PROBLEM DETAILS> From the first line of the data down to and including the line with "from matplotlib.ticker import", copy everything exactly, leaving out pictures.

SUPPLIED INFORMATION>
-*-*-
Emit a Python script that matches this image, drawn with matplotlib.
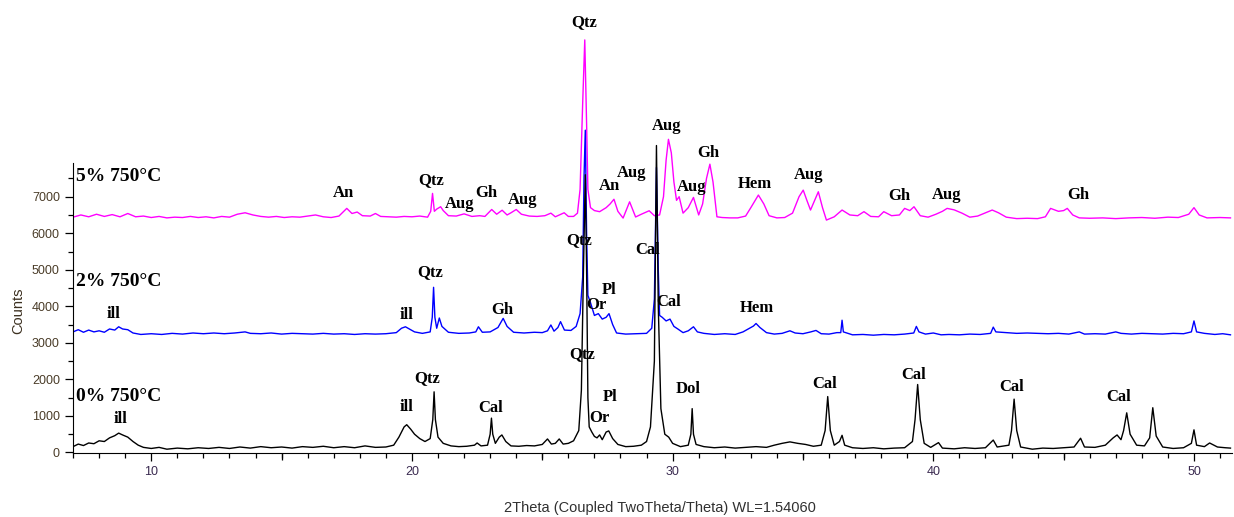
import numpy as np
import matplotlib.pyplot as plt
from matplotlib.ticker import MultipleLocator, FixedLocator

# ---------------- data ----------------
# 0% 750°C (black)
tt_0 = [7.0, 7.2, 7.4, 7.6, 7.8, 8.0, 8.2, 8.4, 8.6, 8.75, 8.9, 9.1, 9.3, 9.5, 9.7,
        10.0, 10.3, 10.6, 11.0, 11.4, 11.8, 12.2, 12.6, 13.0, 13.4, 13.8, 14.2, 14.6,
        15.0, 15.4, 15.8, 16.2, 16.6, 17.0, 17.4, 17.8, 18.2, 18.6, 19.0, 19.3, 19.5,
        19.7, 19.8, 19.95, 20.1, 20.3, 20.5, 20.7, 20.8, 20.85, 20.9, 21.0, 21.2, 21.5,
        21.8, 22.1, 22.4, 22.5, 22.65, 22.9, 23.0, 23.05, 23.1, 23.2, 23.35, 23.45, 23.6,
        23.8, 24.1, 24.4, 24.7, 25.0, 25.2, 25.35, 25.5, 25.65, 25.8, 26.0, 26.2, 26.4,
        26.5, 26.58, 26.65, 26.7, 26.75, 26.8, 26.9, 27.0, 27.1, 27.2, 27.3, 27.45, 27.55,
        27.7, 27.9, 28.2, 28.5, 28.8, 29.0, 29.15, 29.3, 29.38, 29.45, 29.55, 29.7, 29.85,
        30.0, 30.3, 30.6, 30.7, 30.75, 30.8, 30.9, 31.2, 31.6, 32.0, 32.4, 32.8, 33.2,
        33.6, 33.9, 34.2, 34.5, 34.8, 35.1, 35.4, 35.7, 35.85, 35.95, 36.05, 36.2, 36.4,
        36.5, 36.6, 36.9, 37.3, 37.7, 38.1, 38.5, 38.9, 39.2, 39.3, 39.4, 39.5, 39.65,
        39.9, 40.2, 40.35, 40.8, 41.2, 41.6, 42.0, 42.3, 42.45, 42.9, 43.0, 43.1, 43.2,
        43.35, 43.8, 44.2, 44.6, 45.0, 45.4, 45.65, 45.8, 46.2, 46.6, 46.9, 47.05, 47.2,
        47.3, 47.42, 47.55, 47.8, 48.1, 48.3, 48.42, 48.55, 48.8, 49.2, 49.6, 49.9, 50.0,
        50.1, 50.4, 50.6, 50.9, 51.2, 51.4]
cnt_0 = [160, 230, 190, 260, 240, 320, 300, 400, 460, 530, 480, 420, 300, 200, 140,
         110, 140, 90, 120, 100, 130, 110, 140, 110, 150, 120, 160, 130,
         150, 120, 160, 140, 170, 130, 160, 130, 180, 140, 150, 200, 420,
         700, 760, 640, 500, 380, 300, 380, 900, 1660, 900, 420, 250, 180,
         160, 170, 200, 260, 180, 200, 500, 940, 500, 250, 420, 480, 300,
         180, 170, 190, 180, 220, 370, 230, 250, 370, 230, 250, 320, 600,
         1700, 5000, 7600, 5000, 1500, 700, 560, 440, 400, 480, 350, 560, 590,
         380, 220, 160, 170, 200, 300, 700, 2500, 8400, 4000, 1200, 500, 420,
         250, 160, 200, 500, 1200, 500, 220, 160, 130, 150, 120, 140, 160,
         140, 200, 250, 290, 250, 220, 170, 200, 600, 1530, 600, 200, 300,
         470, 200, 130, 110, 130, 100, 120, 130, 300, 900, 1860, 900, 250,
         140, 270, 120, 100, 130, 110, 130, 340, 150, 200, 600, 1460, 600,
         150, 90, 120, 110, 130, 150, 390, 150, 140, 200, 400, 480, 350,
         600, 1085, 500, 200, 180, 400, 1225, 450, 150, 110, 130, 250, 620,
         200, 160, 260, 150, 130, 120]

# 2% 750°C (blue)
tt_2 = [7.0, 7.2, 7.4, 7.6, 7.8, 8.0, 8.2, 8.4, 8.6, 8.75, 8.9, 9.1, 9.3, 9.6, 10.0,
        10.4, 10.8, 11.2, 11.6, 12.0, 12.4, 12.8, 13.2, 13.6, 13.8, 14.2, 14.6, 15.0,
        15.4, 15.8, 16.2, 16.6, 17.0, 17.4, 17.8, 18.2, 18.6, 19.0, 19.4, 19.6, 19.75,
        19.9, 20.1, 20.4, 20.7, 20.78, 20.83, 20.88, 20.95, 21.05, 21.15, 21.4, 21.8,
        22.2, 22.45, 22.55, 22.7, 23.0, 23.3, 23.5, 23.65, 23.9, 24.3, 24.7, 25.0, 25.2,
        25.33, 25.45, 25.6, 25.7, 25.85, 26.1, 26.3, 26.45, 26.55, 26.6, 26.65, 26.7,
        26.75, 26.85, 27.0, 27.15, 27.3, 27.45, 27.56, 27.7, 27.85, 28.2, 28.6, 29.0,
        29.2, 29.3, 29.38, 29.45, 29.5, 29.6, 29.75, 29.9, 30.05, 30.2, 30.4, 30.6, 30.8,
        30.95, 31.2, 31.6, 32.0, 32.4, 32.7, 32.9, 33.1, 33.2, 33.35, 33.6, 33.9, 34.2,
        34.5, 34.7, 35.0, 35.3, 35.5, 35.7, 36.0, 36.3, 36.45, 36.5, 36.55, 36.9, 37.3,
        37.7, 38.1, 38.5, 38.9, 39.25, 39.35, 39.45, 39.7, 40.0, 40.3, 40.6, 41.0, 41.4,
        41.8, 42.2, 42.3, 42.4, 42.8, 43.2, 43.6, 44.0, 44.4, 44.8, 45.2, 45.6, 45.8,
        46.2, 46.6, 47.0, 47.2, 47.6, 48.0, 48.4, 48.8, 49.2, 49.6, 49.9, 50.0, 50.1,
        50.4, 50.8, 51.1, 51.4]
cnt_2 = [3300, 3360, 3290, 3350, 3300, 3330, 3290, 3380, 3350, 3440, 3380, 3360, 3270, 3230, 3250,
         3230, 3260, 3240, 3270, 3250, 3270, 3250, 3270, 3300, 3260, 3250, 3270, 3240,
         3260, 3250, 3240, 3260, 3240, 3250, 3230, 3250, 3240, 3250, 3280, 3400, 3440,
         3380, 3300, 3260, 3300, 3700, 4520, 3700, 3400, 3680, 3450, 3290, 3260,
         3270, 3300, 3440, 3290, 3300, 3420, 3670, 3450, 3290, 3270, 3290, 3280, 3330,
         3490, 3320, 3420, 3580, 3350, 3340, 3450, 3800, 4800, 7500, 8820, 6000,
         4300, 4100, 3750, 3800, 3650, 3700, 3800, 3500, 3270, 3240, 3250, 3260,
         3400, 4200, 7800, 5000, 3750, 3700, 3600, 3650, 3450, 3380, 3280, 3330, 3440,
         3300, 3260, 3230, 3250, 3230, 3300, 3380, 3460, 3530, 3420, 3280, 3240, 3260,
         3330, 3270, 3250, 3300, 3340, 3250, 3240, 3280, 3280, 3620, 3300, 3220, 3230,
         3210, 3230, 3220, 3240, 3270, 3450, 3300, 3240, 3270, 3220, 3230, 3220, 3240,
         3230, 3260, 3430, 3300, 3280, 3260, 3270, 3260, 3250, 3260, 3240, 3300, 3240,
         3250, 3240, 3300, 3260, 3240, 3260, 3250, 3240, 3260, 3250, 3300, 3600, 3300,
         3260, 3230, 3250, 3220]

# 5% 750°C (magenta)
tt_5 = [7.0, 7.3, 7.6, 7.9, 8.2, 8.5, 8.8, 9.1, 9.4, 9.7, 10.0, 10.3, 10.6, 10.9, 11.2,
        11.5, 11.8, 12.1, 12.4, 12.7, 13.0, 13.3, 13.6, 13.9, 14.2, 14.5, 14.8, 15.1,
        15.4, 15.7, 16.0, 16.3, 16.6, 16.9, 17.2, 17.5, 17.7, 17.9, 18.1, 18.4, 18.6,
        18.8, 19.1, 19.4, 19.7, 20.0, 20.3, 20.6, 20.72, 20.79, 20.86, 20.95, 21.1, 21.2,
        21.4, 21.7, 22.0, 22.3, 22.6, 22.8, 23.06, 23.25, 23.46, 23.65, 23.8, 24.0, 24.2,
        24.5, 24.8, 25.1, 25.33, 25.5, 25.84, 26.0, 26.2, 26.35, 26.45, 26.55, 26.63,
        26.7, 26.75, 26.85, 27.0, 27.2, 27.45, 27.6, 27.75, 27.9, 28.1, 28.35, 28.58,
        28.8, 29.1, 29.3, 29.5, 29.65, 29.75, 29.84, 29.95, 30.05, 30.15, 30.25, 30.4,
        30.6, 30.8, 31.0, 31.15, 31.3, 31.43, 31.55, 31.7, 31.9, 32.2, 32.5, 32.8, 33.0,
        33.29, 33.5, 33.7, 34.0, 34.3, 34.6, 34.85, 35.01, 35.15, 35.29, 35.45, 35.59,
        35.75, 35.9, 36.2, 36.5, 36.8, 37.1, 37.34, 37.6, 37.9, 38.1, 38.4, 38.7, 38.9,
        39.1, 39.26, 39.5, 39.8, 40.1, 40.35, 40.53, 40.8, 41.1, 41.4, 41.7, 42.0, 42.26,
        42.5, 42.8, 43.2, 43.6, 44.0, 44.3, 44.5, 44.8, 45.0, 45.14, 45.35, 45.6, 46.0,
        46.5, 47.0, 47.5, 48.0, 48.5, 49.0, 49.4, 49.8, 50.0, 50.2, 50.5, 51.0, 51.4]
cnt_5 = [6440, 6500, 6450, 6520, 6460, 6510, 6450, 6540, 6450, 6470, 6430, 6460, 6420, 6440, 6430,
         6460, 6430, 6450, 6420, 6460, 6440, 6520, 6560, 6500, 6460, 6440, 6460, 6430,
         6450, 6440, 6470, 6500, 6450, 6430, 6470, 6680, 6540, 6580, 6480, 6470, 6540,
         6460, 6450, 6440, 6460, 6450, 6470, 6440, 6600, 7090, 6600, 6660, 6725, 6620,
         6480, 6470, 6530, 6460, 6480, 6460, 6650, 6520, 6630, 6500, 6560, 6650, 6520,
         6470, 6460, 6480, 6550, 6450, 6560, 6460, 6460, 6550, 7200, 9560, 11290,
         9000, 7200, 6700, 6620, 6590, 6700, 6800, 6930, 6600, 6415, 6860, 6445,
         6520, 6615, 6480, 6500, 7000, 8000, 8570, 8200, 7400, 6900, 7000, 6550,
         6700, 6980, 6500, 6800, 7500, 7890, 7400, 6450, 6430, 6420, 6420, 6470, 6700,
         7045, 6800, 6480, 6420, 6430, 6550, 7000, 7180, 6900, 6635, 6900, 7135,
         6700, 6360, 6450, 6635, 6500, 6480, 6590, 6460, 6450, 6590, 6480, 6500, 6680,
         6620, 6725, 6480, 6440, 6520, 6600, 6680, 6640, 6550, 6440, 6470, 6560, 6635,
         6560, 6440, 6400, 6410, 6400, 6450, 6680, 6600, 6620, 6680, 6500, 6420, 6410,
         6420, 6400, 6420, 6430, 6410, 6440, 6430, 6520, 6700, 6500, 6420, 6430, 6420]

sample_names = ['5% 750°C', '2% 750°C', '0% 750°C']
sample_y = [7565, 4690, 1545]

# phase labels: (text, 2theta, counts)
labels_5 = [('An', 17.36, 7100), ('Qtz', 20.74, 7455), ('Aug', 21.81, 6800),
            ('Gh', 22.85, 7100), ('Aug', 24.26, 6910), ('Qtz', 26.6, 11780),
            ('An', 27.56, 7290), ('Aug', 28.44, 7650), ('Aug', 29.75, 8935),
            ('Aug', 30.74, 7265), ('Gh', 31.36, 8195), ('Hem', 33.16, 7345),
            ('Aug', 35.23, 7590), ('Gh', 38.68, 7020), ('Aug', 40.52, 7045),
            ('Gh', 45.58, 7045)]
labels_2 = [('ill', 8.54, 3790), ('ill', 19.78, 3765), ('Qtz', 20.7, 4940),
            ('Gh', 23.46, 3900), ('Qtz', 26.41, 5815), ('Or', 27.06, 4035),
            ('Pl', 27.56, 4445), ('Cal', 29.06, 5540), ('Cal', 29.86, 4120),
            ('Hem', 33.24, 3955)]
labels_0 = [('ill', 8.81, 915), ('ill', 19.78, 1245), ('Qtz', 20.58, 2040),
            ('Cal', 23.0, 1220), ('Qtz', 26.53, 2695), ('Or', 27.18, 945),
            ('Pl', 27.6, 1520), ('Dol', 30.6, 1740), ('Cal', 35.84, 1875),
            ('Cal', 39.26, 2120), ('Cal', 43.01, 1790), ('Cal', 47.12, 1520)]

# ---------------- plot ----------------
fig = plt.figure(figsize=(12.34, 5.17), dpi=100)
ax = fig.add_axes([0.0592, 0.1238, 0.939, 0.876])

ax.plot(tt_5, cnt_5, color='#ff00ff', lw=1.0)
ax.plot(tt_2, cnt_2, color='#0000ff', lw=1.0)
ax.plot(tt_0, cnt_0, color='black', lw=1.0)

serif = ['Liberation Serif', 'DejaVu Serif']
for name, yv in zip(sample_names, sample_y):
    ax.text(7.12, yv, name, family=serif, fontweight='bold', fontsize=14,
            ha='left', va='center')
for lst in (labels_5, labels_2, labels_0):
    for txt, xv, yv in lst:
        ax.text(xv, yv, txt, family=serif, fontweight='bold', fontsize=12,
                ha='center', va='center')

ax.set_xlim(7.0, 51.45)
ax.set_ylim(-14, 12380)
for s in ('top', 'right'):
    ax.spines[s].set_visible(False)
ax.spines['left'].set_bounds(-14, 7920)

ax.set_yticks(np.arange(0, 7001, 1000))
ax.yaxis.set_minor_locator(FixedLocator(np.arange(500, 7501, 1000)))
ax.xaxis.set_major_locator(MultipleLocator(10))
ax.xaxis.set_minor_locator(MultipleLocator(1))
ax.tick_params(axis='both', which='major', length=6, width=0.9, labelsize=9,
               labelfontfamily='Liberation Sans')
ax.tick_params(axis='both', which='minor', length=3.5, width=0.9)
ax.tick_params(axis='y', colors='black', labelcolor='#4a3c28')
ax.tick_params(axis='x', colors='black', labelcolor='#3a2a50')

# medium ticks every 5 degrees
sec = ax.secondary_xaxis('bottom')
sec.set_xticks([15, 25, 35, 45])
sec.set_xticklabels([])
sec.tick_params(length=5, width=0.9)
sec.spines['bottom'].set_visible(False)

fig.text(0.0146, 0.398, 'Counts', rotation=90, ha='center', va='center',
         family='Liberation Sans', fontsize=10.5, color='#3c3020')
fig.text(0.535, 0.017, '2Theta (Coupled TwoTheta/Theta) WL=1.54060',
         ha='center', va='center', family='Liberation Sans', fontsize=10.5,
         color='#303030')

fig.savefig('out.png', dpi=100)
-*-*-
RESULT OF THE EXERCISE>
Emit a Python script that matches this image, drawn with matplotlib.
import numpy as np
import matplotlib.pyplot as plt
from matplotlib.ticker import MultipleLocator, FixedLocator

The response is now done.